Can vibe-coded apps be hacked?
Yes, in the same ways any web app can. A vibe-coded app is a real app: it has a real domain, a real database, and real users. The risk is not that AI writes uniquely bad code, it is that the build process moves fast and the security defaults are easy to skip. The documented Lovable RLS incident is the clearest example, where attackers needed no credentials at all to dump user lists and payment records from misconfigured projects. The fix is the same as for hand-written apps: check the attack surface and close the gaps.
Does scanning my Lovable app risk breaking it?
No. pentes.io is non-destructive by design. We run nuclei with the intrusive, exploit, denial-of-service, and fuzzing templates physically removed from the worker image, OWASP ZAP in baseline and passive mode only, and testssl.sh with no active renegotiation. There are no proof-of-concept payloads, no brute-forcing, and no agent installed on your infrastructure.
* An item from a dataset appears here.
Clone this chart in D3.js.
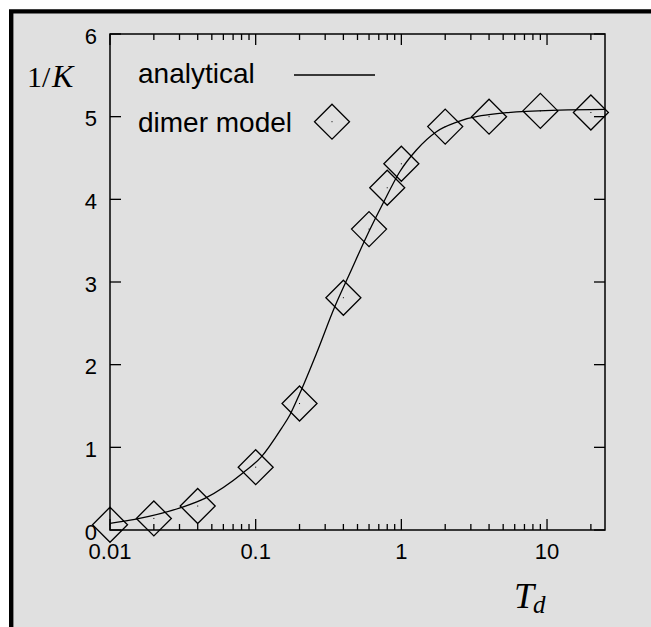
<!DOCTYPE html>
<html>
<head>
<meta charset="utf-8">
<script src="https://cdn.jsdelivr.net/npm/d3@7"></script>
<style>
  html, body { margin: 0; padding: 0; background: #ffffff; overflow: hidden; width: 651px; height: 627px; }
  svg { display: block; }
</style>
</head>
<body>
<svg id="chart" width="651" height="627"></svg>
<script>
// Dimer model results: temperature T_d and the computed 1/K
const dimerT = [0.01, 0.02, 0.04, 0.1, 0.2, 0.4, 0.6, 0.8, 1, 2, 4, 9, 20];
const dimerValues = [0.064, 0.14, 0.29, 0.76, 1.53, 2.81, 3.64, 4.14, 4.43, 4.88, 5.00, 5.07, 5.05];

// Analytical curve, sampled along T_d
const analyticT = [0.01, 0.0148, 0.031, 0.0448, 0.0821, 0.1097, 0.1505, 0.1716, 0.201, 0.2616,
                   0.349, 0.443, 0.576, 0.749, 0.975, 1.269, 1.741, 2.449, 5.26, 12.2, 25];
const analyticValues = [0.081, 0.129, 0.274, 0.383, 0.693, 0.887, 1.23, 1.391, 1.653, 2.137,
                        2.70, 3.105, 3.548, 3.952, 4.334, 4.597, 4.818, 4.939, 5.048, 5.08, 5.089];

// Axis ticks
const xMajorTicks = [0.01, 0.1, 1, 10];
const xTickLabels = ["0.01", "0.1", "1", "10"];
const yTicks = [0, 1, 2, 3, 4, 5, 6];
const yTickLabels = ["0", "1", "2", "3", "4", "5", "6"];
const legendLabels = ["analytical", "dimer model"];

const svg = d3.select("#chart");
const W = 651, H = 627;
const plot = { left: 110, right: 605, top: 34, bottom: 530 };

const x = d3.scaleLog().domain([0.01, 25]).range([plot.left, plot.right]);
const y = d3.scaleLinear().domain([0, 6]).range([plot.bottom, plot.top]);

// Page background with the heavy rule along the top and left
svg.append("rect").attr("x", 11).attr("y", 11).attr("width", W - 11).attr("height", H - 11)
  .attr("fill", "#e0e0e0");
svg.append("path").attr("d", `M11.2,${H} L11.2,11.4 L${W},11.4`)
  .attr("fill", "none").attr("stroke", "#000").attr("stroke-width", 4.4);

const tickFont = "'Liberation Sans', Arial, sans-serif";

// Minor x ticks: 2..9 within each decade
const xMinor = [];
[0.01, 0.1, 1, 10].forEach(d => {
  for (let k = 2; k <= 9; k++) {
    const v = d * k;
    if (v <= 25) xMinor.push(v);
  }
});

const ticks = svg.append("g").attr("stroke", "#000").attr("stroke-width", 1.3);
// bottom and top x ticks, pointing inward
xMajorTicks.forEach(v => {
  ticks.append("line").attr("x1", x(v)).attr("x2", x(v)).attr("y1", plot.bottom).attr("y2", plot.bottom - 11);
  ticks.append("line").attr("x1", x(v)).attr("x2", x(v)).attr("y1", plot.top).attr("y2", plot.top + 11);
});
xMinor.forEach(v => {
  ticks.append("line").attr("x1", x(v)).attr("x2", x(v)).attr("y1", plot.bottom).attr("y2", plot.bottom - 6);
  ticks.append("line").attr("x1", x(v)).attr("x2", x(v)).attr("y1", plot.top).attr("y2", plot.top + 6);
});
// left and right y ticks, pointing inward
yTicks.forEach(v => {
  ticks.append("line").attr("x1", plot.left).attr("x2", plot.left + 11).attr("y1", y(v)).attr("y2", y(v));
  ticks.append("line").attr("x1", plot.right).attr("x2", plot.right - 11).attr("y1", y(v)).attr("y2", y(v));
});

// Plot frame
svg.append("rect")
  .attr("x", plot.left).attr("y", plot.top)
  .attr("width", plot.right - plot.left).attr("height", plot.bottom - plot.top)
  .attr("fill", "none").attr("stroke", "#000").attr("stroke-width", 1.5);

// Tick labels
svg.append("g").selectAll("text").data(xMajorTicks).join("text")
  .attr("x", d => x(d)).attr("y", plot.bottom + 28.5)
  .attr("text-anchor", "middle")
  .attr("font-family", tickFont).attr("font-size", 22).attr("fill", "#000")
  .text((d, i) => xTickLabels[i]);

svg.append("g").selectAll("text").data(yTicks).join("text")
  .attr("x", plot.left - 13).attr("y", d => y(d) + 9.5)
  .attr("text-anchor", "end")
  .attr("font-family", tickFont).attr("font-size", 22).attr("fill", "#000")
  .text((d, i) => yTickLabels[i]);

// Axis titles
const serif = "'Liberation Serif', 'Times New Roman', serif";
const yTitle = svg.append("text")
  .attr("y", 87).attr("font-family", serif).attr("fill", "#000");
yTitle.append("tspan").attr("x", 27).attr("font-size", 30).text("1");
yTitle.append("tspan").attr("x", 42).attr("font-size", 30).text("/");
yTitle.append("tspan").attr("x", 52).attr("font-size", 32).attr("font-style", "italic").text("K");

const xTitle = svg.append("text")
  .attr("x", 514).attr("y", 608)
  .attr("font-family", serif)
  .attr("fill", "#000");
xTitle.append("tspan").attr("font-size", 36).attr("font-style", "italic").text("T");
xTitle.append("tspan").attr("font-size", 25).attr("font-style", "italic").attr("dy", 5).attr("dx", -1).text("d");

// Analytical curve
const line = d3.line()
  .x((d, i) => x(analyticT[i]))
  .y(d => y(d))
  .curve(d3.curveMonotoneX);
svg.append("path")
  .attr("d", line(analyticValues))
  .attr("fill", "none").attr("stroke", "#000").attr("stroke-width", 1.3);

// Dimer model points: open diamonds with a tiny centre dot
const R = 17.5;
const diamond = (cx, cy) => `M${cx},${cy - R} L${cx + R},${cy} L${cx},${cy + R} L${cx - R},${cy} Z`;
const pts = svg.append("g");
dimerValues.forEach((v, i) => {
  const cx = x(dimerT[i]), cy = y(v);
  pts.append("path").attr("d", diamond(cx, cy))
    .attr("fill", "none").attr("stroke", "#000").attr("stroke-width", 1.3);
  pts.append("rect").attr("x", cx - 0.5).attr("y", cy - 0.5).attr("width", 1).attr("height", 1).attr("fill", "#000");
});

// Legend
const legendFont = "'Liberation Sans', Arial, sans-serif";
svg.append("text").attr("x", 138).attr("y", 83.3)
  .attr("font-family", legendFont).attr("font-size", 28).attr("fill", "#000")
  .text(legendLabels[0]);
svg.append("line").attr("x1", 294).attr("x2", 375).attr("y1", 75).attr("y2", 75)
  .attr("stroke", "#000").attr("stroke-width", 1.3);
svg.append("text").attr("x", 138).attr("y", 132.3)
  .attr("font-family", legendFont).attr("font-size", 28).attr("fill", "#000")
  .text(legendLabels[1]);
svg.append("path").attr("d", diamond(332, 121.7))
  .attr("fill", "none").attr("stroke", "#000").attr("stroke-width", 1.3);
svg.append("rect").attr("x", 331.5).attr("y", 121.2).attr("width", 1).attr("height", 1).attr("fill", "#000");
</script>
</body>
</html>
The scan reads your public attack surface the way an outside observer would, and the scan job will not even start until you have cryptographically proven you own the target.
Built fast, kept honest
Shipping quickly is not the risk — shipping blind is. Once your app is verified and scanned, pentes.io can keep watching it: re-scan on a schedule, show you a diff of what changed between scans, and keep an immutable, append-only audit log of every verification and every finding. That log is not just for you. The day an enterprise buyer, a partner, or an auditor asks "what is your security posture," you have a dated, tamper-evident record to hand them instead of a shrug. Continuous visibility is what turns a weekend project into something you can defend.
Sources. CVE-2025-48757 description, CVSS 9.3 Critical rating, and May 29 2025 publication date: NVD / NIST. Original research and disclosure timeline (303 endpoints across 170 projects, ~10.3% of 1,645 analyzed): Matt Palmer. Supabase publishable/anon key is safe in the browser only with RLS enabled, and RLS defaults: Supabase RLS docs and Supabase API keys docs. Lovable generated stack (React + Vite + Tailwind + Supabase + Stripe): vendor and review coverage as of 2026. Lovable's dispute of the CVE and customer-responsibility position is noted in the NVD record. Specific incident figures are attributed to the cited researcher and should be re-confirmed before publication.